China’s central bank shifts strategy to 14-day reverse repos

China’s central bank has made a subtle change to the way it supplies the financial system with cash.

Thw Wall Street Journal is reporting that the move is seen as an attempt to cool investment in assets such as bonds, which have ballooned on an influx of cheap, short-term money.

For the past two weeks, the People’s Bank of China has been decreasing the amount of the cheap seven-day loans — known as reverse repurchase agreements, or repos — that it makes to commercial banks in its daily money-market operations.

On Wednesday, it started supplementing those seven-day repos with pricier 14-day repos, a move that decreases the amount of cheap, short-term credit available in the financial system and guides demand toward longer-term borrowing.

Such short-term loans are typically used for the daily cash needs of financial institutions.

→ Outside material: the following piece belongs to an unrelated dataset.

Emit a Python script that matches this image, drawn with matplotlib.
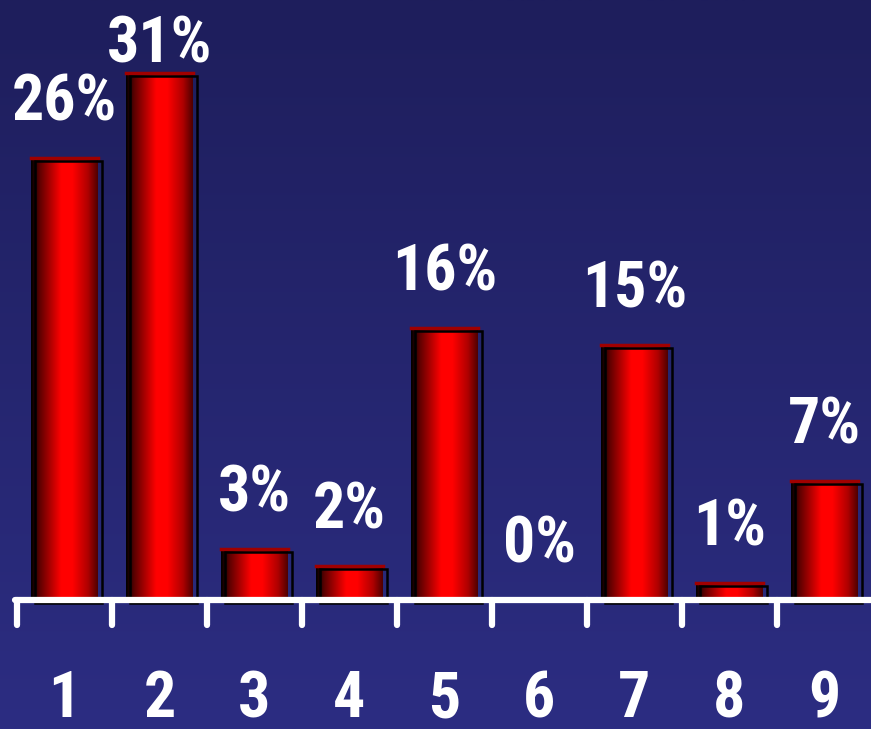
import numpy as np
import matplotlib
matplotlib.use("Agg")
import matplotlib.pyplot as plt
import matplotlib.colors as mcolors
import matplotlib.transforms as mtransforms
from matplotlib import font_manager

# ========================
# data
# ========================
categories = ["1", "2", "3", "4", "5", "6", "7", "8", "9"]
values = [26, 31, 3, 2, 16, 0, 15, 1, 7]
labels = [f"{v}%" for v in values]

# ========================
# style
# ========================
names = {f.name for f in font_manager.fontManager.ttflist}
FONT = next((n for n in ["Liberation Sans Narrow", "Arial Narrow", "Roboto Condensed",
                         "Liberation Sans", "DejaVu Sans"] if n in names), "DejaVu Sans")

bg_cmap = mcolors.LinearSegmentedColormap.from_list("bg", ["#1e1e5c", "#2c2d82"])
bar_cmap = mcolors.LinearSegmentedColormap.from_list(
    "cyl",
    [(0.0, "#000000"), (0.12, "#5a0000"), (0.45, "#ff0000"),
     (0.62, "#ff0000"), (0.85, "#b00000"), (1.0, "#500000")],
)
BAR_W = 0.70
YMAX = 35.29
LABEL_GAP = 2.2      # gap between bar top and label baseline (data units)
LABEL_TOP = 31.6     # highest allowed label baseline

fig = plt.figure(figsize=(8.71, 7.29), dpi=100)
ax = fig.add_axes([0, 0, 1, 1])
ax.set_xlim(-0.179, 8.99)
ax.set_ylim(-7.59, YMAX)
ax.axis("off")

# background gradient (dark at top)
grad = np.linspace(0, 1, 256).reshape(-1, 1)
ax.imshow(grad, cmap=bg_cmap, extent=[0, 1, 0, 1], transform=ax.transAxes,
          aspect="auto", zorder=0)

# bars
xs = np.arange(len(categories)) + 0.5
shade = np.linspace(0, 1, 200).reshape(1, -1)
shadow = mtransforms.offset_copy(ax.transData, fig=fig, x=4, y=-3, units="dots")
for x, v, lab in zip(xs, values, labels):
    if v > 0:
        x0 = x - BAR_W / 2
        ax.imshow(shade, cmap=bar_cmap, extent=[x0, x0 + BAR_W, 0, v],
                  aspect="auto", zorder=2)
        ax.plot([x0, x0 + BAR_W], [v, v], color="#a00000", lw=2.5, zorder=3)
        ax.add_patch(plt.Rectangle((x0, 0), BAR_W, v, fill=False, ec="black",
                                   lw=1.8, transform=shadow, zorder=3))
    ax.text(x, min(v + LABEL_GAP, LABEL_TOP), lab, ha="center", va="baseline",
            color="white", fontsize=46, fontweight="bold", family=FONT, zorder=5)

# axis line and ticks
ax.plot([-0.02, 9.2], [0, 0], color="white", lw=4.5, solid_capstyle="round", zorder=4)
for t in range(len(categories)):
    ax.plot([t, t], [0, -1.45], color="white", lw=4.5, solid_capstyle="round", zorder=4)

for x, c in zip(xs, categories):
    ax.text(x, -6.9, c, ha="center", va="baseline", color="white", fontsize=46,
            fontweight="bold", family=FONT)

fig.savefig("out.png", dpi=100)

However, in recent years, banks have increasingly channeled some of that money into investments and to investors, who borrowed it at cheap rates to plow into assets such as bonds.

That has pushed up bond prices and depressed yields, which move in the opposite direction.

Analysts warn that such borrowing has significantly raised the amount of leverage in China’s US$8.5 trillion domestic bond market: estimates place the amount of borrowed money at anywhere from 30 percent of principle to double or even triple.

That leverage is partly responsible for fueling a rally that took yields from a high of 4.62 percent in January 2014 to 2.61 percent this month, analysts say.

Wednesday’s subtle shift likely signals the government is trying to deflate that rally, market watchers say. Short-term funding costs rose sharply and Chinese sovereign bond yields climbed as well.

This “is certainly a sign that the central bank wants to guide more money into the real economy and discourage people who have used shorter-term funding to bet on a further bond-market rally, “ said Wang Jing, deputy general manager at the fixed-income department of China Securities Credit Investment Co., a financial-services firm in Shenzhen.

The weighted average of the seven-day repo rate—a measure of how much banks in China charge each other for short-term borrowing—rose to 2.53% Wednesday, up from 2.40% Tuesday and marking its highest level since July 8, 2015.